Anyway, the people were pretty nice. There was more swearing than I would have liked, and everyone was smoking (we were outside), which sucked, but now I feel a lot more comfortable knowing how dd is around during the day when her dad takes care of her. They were all really nice people, and looked out for dd, and interacted with her positively. Of course there were a lot of things I didn't approve of, like telling her "no, no, no" when she was going for the grill when I had the situation totally under control (and i dont' say "no" to her, i use other words), and picking her up when she falls down, which I always let her do herself, and "hleping" her up stairs and things which I know she can navigate on her own, but considering she doesn't spend a lot of time with these people, I think the positives definitely outweighed the negatives. In a few months her dad won't be taking care of her so much, and she won't be around these people hardly at all anyway, so I can even forgive the swearing.

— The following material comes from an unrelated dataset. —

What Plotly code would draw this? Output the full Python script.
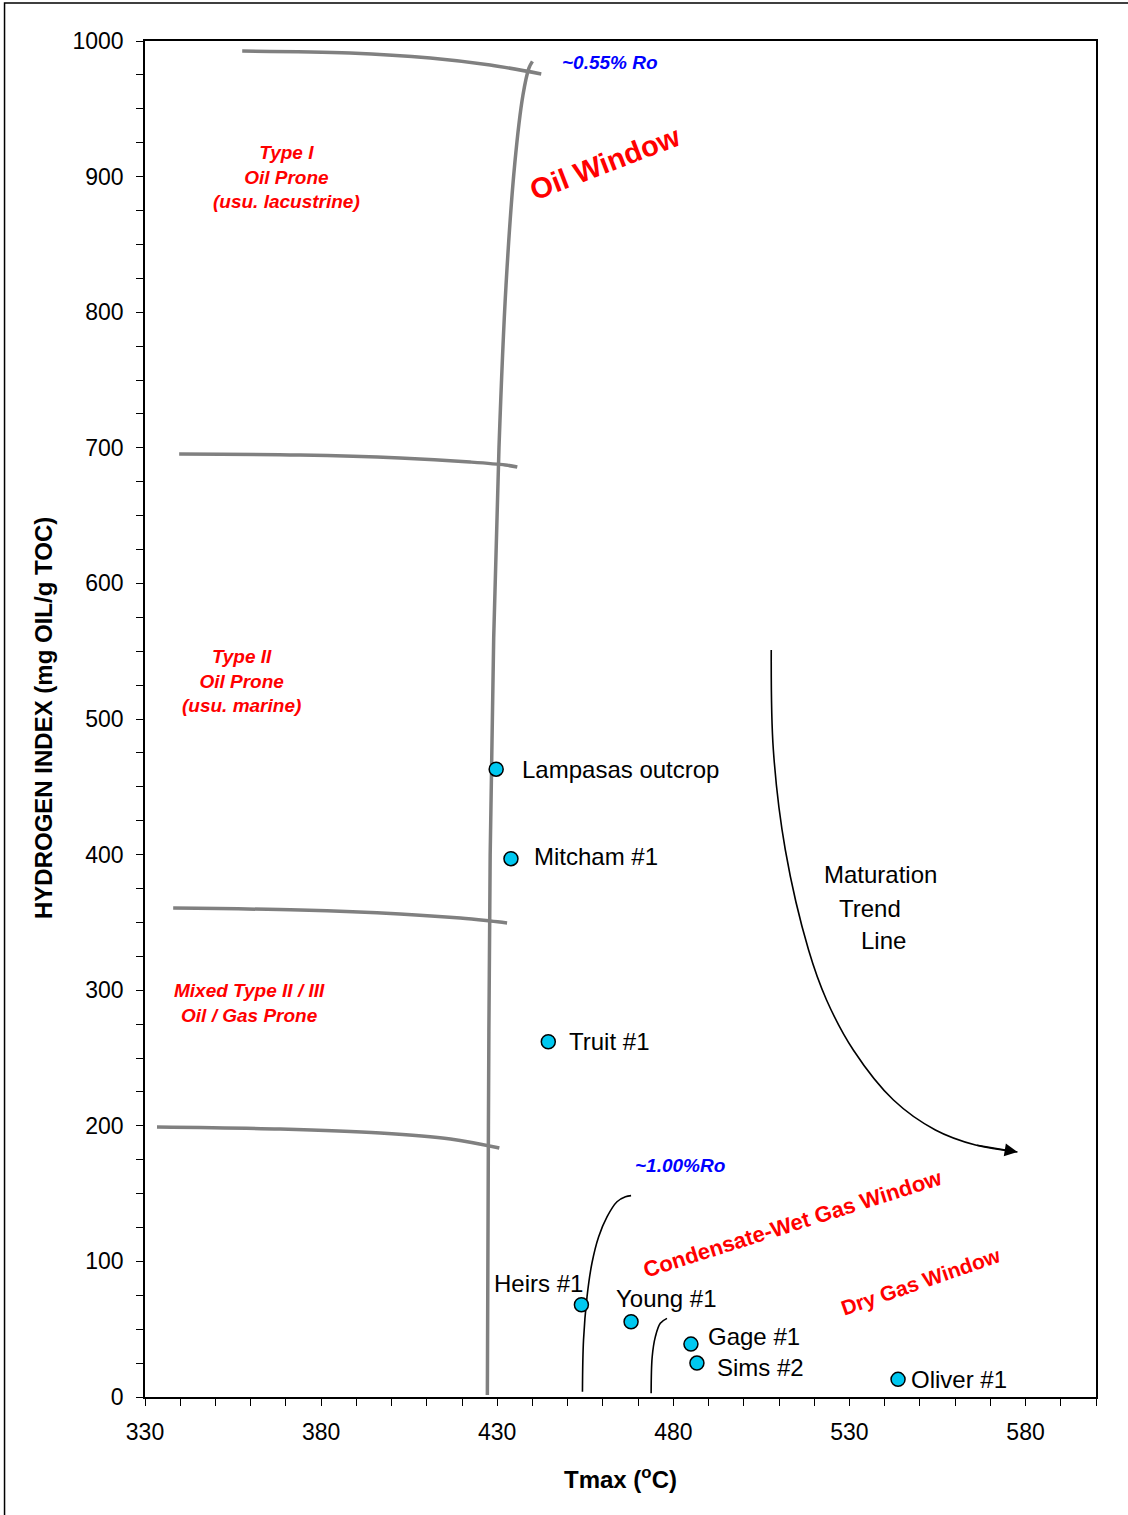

And, dd's dad got me roses from him and dd. Which was weird. But sweet. But also weird.
post #12 of 12
Thread Starter 
That is good you got to see these people, I know that I would want to see where my kids are hanging out if X was going to take them somewhere. Fortunately he doesn't know many people in this town, cause I know the type of people he hangs out with...drunks, pot smokers, cigarette smokers, really shady people. I'm pretty amazed with how X has been with the kids. He doesn't smoke around them, he doesn't drink when they are there. It's like, Why couldn't these things happen when you were living here? YK? But at least he is being responsible now.